Turkey posted a budget surplus of 3.1 billion liras ($1.9 billion) in June compared with a 5.4 billion-lira deficit the year earlier, Finance Minister Mehmet Simsek said.
In the first six months of the year, the budget produced a surplus of 2.9 billion liras, compared with the target for the full year of a 33.5 billion-lira deficit, Simsek told reporters in the capital, Ankara, today. It was the biggest six-month surplus in 40 years, he said.
The economy expanded 11 percent in the first quarter from the year-earlier period, the fastest pace among the Group of 20 major economies, swelling tax revenue. A government offer to waive penalties on overdue taxes is also adding to revenue, Simsek said today.
The surplus excluding interest payments on debt was 4.7 billion liras last month, compared with a shortfall of 2.1 billion liras in the same month last year, he said. In the first six months, the ex-interest surplus was 25.3 billion liras, almost double the year-end goal of 14 billion liras.
The government aims to save the bulk of the additional revenue, Simsek said today, telling ministries that any requests for additional cash will be rejected unless they are for investments that develop high-tech industry or improves infrastructure.
The expansion in the $735 billion economy helped Prime Minister Recep Tayyip Erdogan win a third term in elections on June 12. The economic performance, which followed 8.9 percent growth in the whole of 2010, is “magnificent,” Erdogan said in a speech to his party’s lawmakers on June 30.

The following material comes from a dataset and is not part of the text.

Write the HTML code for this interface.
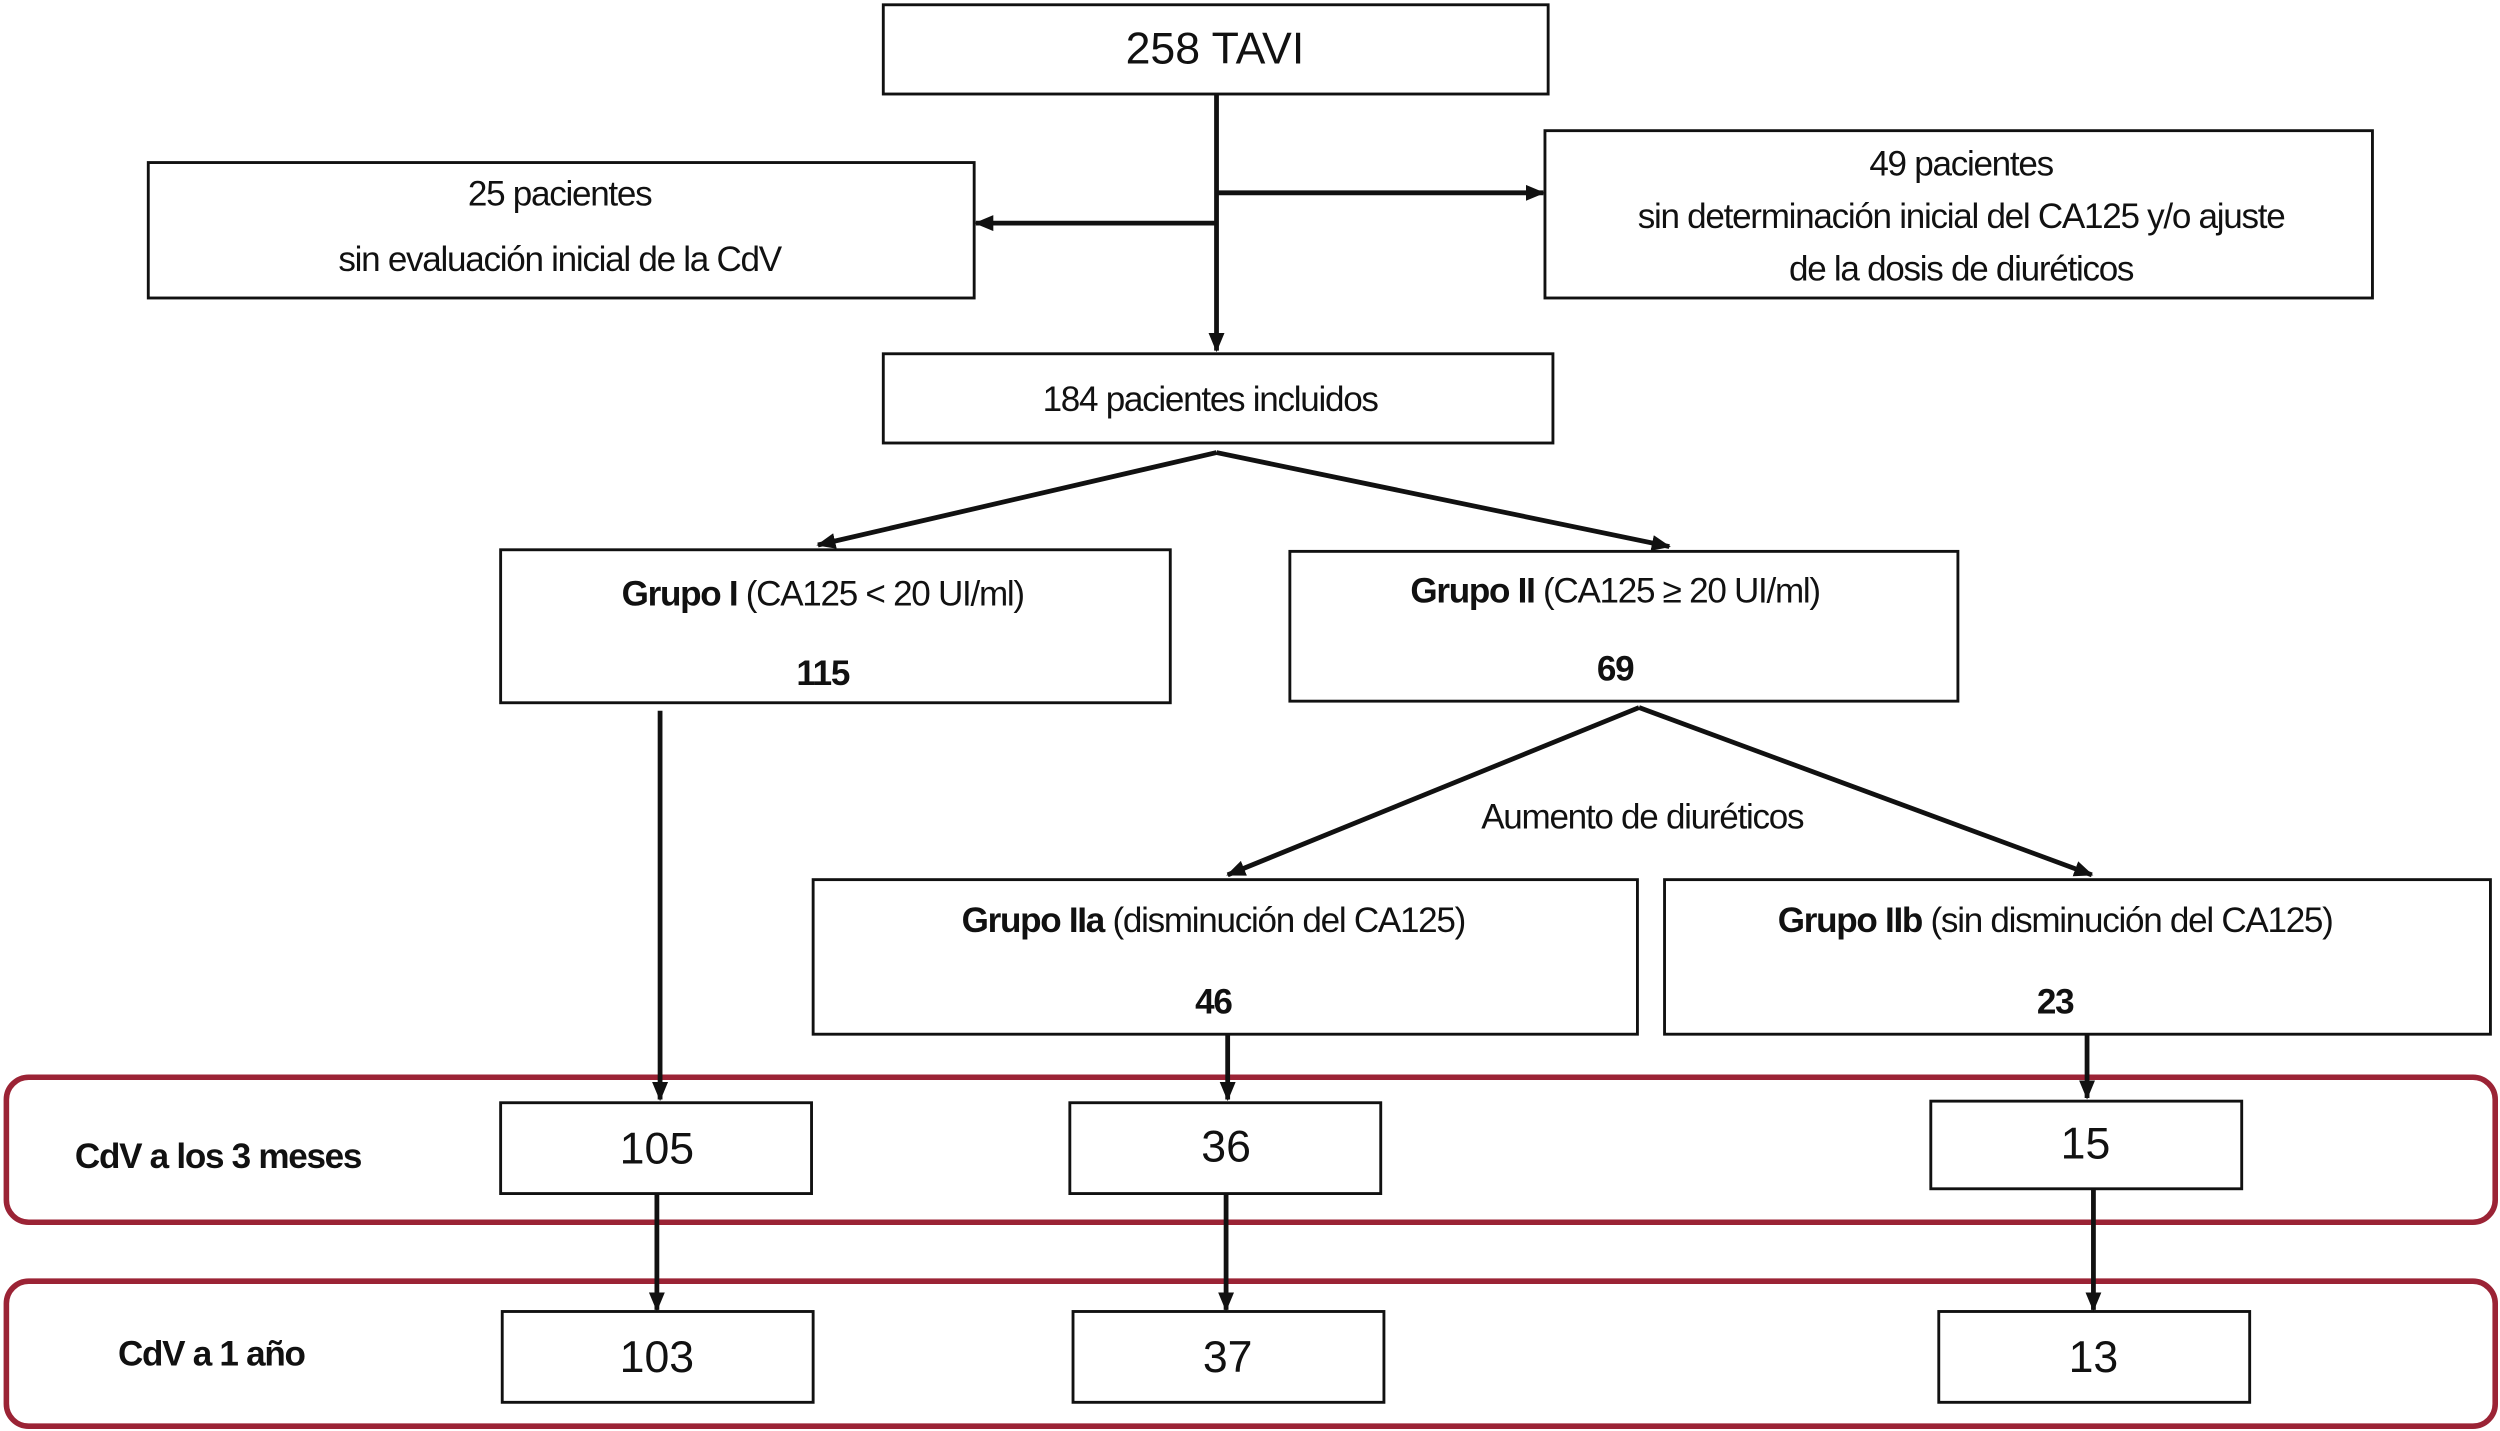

Non-interest spending in the first half of the year was 121 billion liras, 10.9 percent more than the same period last year. The government’s budget plans see 8 percent expenditure growth this year.
Turkish authorities are battling a current-account deficit that has widened to the biggest since records began in 1984 as the expanding economy draws in oil, raw materials and consumer goods. Central bank limits on bank lending will help to narrow the gap by the end of the year, and the government is working on longer-term steps to encourage local production, Simsek said.
“We will need a more interventionist industrial policy over the next four years,” he said.